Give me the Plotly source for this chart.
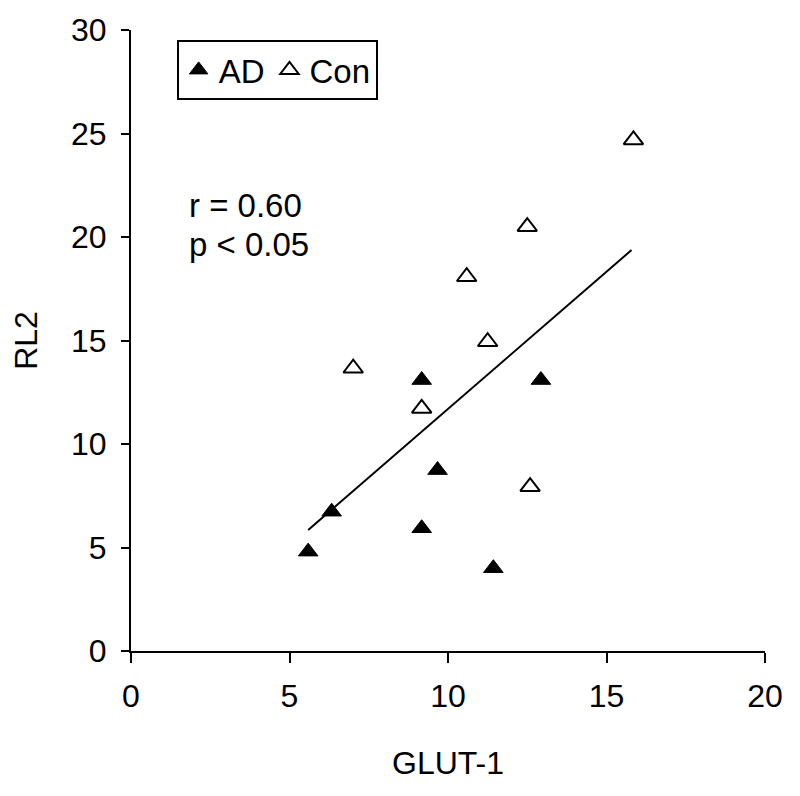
import plotly.graph_objects as go

# AD group (filled triangles)
ad_x = [5.59, 6.33, 9.17, 9.17, 9.67, 11.43, 12.93]
ad_y = [4.80, 6.73, 13.09, 5.93, 8.74, 4.00, 13.09]

# Control group (open triangles)
con_x = [7.01, 9.17, 10.59, 11.25, 12.50, 12.59, 15.85]
con_y = [13.66, 11.72, 18.08, 14.94, 20.50, 7.94, 24.69]

# Regression line end points
fit_x = [5.59, 15.79]
fit_y = [5.85, 19.37]

x_ticks = [0, 5, 10, 15, 20]
y_ticks = [0, 5, 10, 15, 20, 25, 30]

FONT = "Liberation Sans, Arial, sans-serif"

fig = go.Figure()
fig.add_trace(go.Scatter(x=fit_x, y=fit_y, mode="lines",
                         line=dict(color="black", width=2), showlegend=False))
fig.add_trace(go.Scatter(x=ad_x, y=ad_y, mode="markers", name="AD",
                         marker=dict(symbol="triangle-up", size=17, color="black",
                                     line=dict(color="black", width=1))))
fig.add_trace(go.Scatter(x=con_x, y=con_y, mode="markers", name="Con",
                         marker=dict(symbol="triangle-up", size=17, color="white",
                                     line=dict(color="black", width=2))))

fig.add_annotation(text="r = 0.60", x=0.088, y=0.718, xref="paper", yref="paper",
                   xanchor="left", yanchor="middle", showarrow=False,
                   font=dict(family=FONT, size=33, color="black"))
fig.add_annotation(text="p < 0.05", x=0.088, y=0.654, xref="paper", yref="paper",
                   xanchor="left", yanchor="middle", showarrow=False,
                   font=dict(family=FONT, size=33, color="black"))

fig.update_layout(
    width=800, height=796,
    margin=dict(l=123, r=43, t=22, b=153, autoexpand=False),
    plot_bgcolor="white", paper_bgcolor="white",
    font=dict(family=FONT, size=32, color="black"),
    showlegend=True,
    legend=dict(orientation="h", x=0.072, y=0.984, xanchor="left", yanchor="top",
                bordercolor="black", borderwidth=2, bgcolor="white",
                font=dict(family=FONT, size=33, color="black"),
                itemwidth=30, tracegroupgap=0),
    xaxis=dict(range=[0, 20], tickvals=x_ticks, showgrid=False, zeroline=False,
               showline=True, linecolor="black", linewidth=2, automargin=False,
               ticks="outside", ticklen=10, tickwidth=2, tickcolor="black",
               ticklabelstandoff=6,
               title=dict(text="GLUT-1", standoff=38,
                          font=dict(family=FONT, size=32))),
    yaxis=dict(range=[0, 30], tickvals=y_ticks, showgrid=False, zeroline=False,
               showline=True, linecolor="black", linewidth=2, automargin=False,
               ticks="outside", ticklen=8, tickwidth=2, tickcolor="black",
               ticklabelstandoff=8,
               title=dict(text="RL2", standoff=26,
                          font=dict(family=FONT, size=32))),
)

fig.write_html("out.html")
- - - - -
The material above must be printed exactly, with its pictures left out.

Give me the Plotly source for this chart.
import plotly.graph_objects as go

# AD group (filled triangles)
ad_x = [5.59, 6.33, 9.17, 9.17, 9.67, 11.43, 12.93]
ad_y = [4.80, 6.73, 13.09, 5.93, 8.74, 4.00, 13.09]

# Control group (open triangles)
con_x = [7.01, 9.17, 10.59, 11.25, 12.50, 12.59, 15.85]
con_y = [13.66, 11.72, 18.08, 14.94, 20.50, 7.94, 24.69]

# Regression line end points
fit_x = [5.59, 15.79]
fit_y = [5.85, 19.37]

x_ticks = [0, 5, 10, 15, 20]
y_ticks = [0, 5, 10, 15, 20, 25, 30]

FONT = "Liberation Sans, Arial, sans-serif"

fig = go.Figure()
fig.add_trace(go.Scatter(x=fit_x, y=fit_y, mode="lines",
                         line=dict(color="black", width=2), showlegend=False))
fig.add_trace(go.Scatter(x=ad_x, y=ad_y, mode="markers", name="AD",
                         marker=dict(symbol="triangle-up", size=17, color="black",
                                     line=dict(color="black", width=1))))
fig.add_trace(go.Scatter(x=con_x, y=con_y, mode="markers", name="Con",
                         marker=dict(symbol="triangle-up", size=17, color="white",
                                     line=dict(color="black", width=2))))

fig.add_annotation(text="r = 0.60", x=0.088, y=0.718, xref="paper", yref="paper",
                   xanchor="left", yanchor="middle", showarrow=False,
                   font=dict(family=FONT, size=33, color="black"))
fig.add_annotation(text="p < 0.05", x=0.088, y=0.654, xref="paper", yref="paper",
                   xanchor="left", yanchor="middle", showarrow=False,
                   font=dict(family=FONT, size=33, color="black"))

fig.update_layout(
    width=800, height=796,
    margin=dict(l=123, r=43, t=22, b=153, autoexpand=False),
    plot_bgcolor="white", paper_bgcolor="white",
    font=dict(family=FONT, size=32, color="black"),
    showlegend=True,
    legend=dict(orientation="h", x=0.072, y=0.984, xanchor="left", yanchor="top",
                bordercolor="black", borderwidth=2, bgcolor="white",
                font=dict(family=FONT, size=33, color="black"),
                itemwidth=30, tracegroupgap=0),
    xaxis=dict(range=[0, 20], tickvals=x_ticks, showgrid=False, zeroline=False,
               showline=True, linecolor="black", linewidth=2, automargin=False,
               ticks="outside", ticklen=10, tickwidth=2, tickcolor="black",
               ticklabelstandoff=6,
               title=dict(text="GLUT-1", standoff=38,
                          font=dict(family=FONT, size=32))),
    yaxis=dict(range=[0, 30], tickvals=y_ticks, showgrid=False, zeroline=False,
               showline=True, linecolor="black", linewidth=2, automargin=False,
               ticks="outside", ticklen=8, tickwidth=2, tickcolor="black",
               ticklabelstandoff=8,
               title=dict(text="RL2", standoff=26,
                          font=dict(family=FONT, size=32))),
)

fig.write_html("out.html")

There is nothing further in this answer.